AFGHANISTAN: Hundreds of tearful Afghan civilians and grim-looking officials braved the summer heat at a hill-top mausoleum in Kabul yesterday to see the coffin of former queen Homaira laid to rest, her frail husband looking on.
Troops of the International Security Assistance Force for Kabul swept the area for mines before the motorcade swept in from the airport where President Hamid Karzai and former king Mr Mohammad Zahir Shah met the plane bringing Homaira from Rome. Afghan soldiers stood guard.
Homaira died in Rome last week aged 84. Her coffin wrapped in the black, green and red Afghan flag arrived on an Italian plane to a modest reception, attended by about 100 royalists and fellow ethnic Pashtuns.
Women fashionably dressed in Western clothes and wearing sun glasses wept as a military band played a dirge.
Mr Zahir Shah (87) showed little emotion, occasionally waving to admirers as he followed the coffin, carried by four soldiers, to a car.

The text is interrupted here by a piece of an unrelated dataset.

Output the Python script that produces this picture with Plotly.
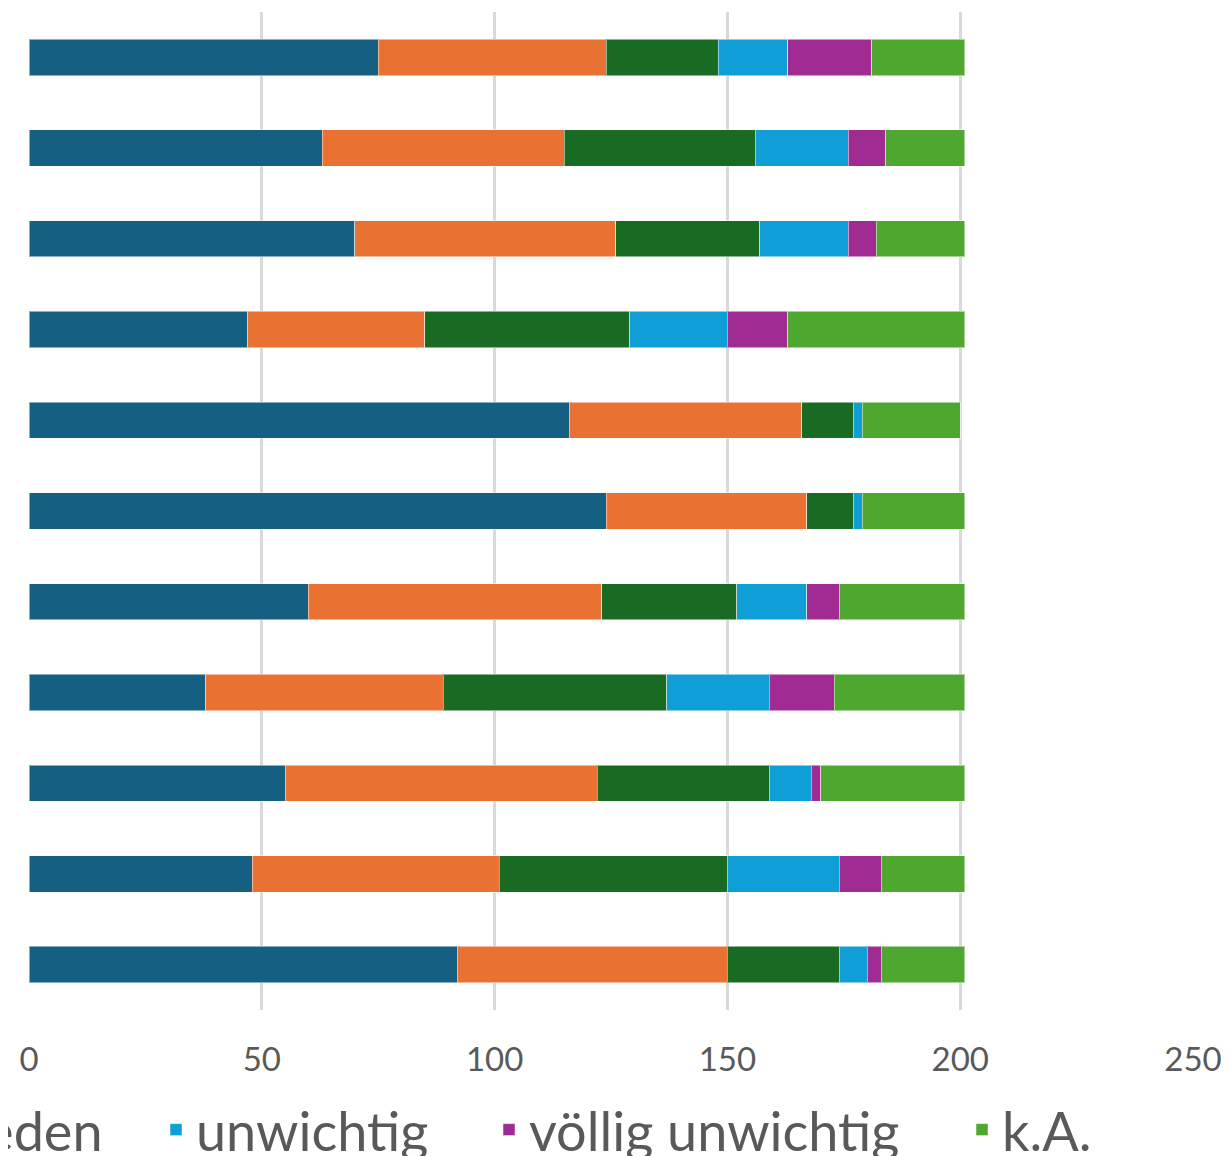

Her body was taken to the war-damaged mausoleum in the centre of town where the former king's father is buried.
Mr Karzai and Mr Zahir Shah sat in the heat upstairs as the coffin was carried below to the tomb.
"She was the mother of the nation," royal spokesman Mr Hamid Sadiq said. "She supported the rights of women and that was her interest - to give the women of Afghanistan their rights."
Homaira Shah had lived in Rome since 1973, the year the king was overthrown in a bloodless coup while on holiday.
Meanwhile, Afghan authorities yesterday ruled out sabotage in a deadly munitions depot explosion in the southern border town of Spin Boldak, saying negligence caused the chain of blasts that killed and wounded dozens of people.
Residents yesterday told Pakistani aid workers that more than 30 people were killed, including women, children and Afghan soldiers.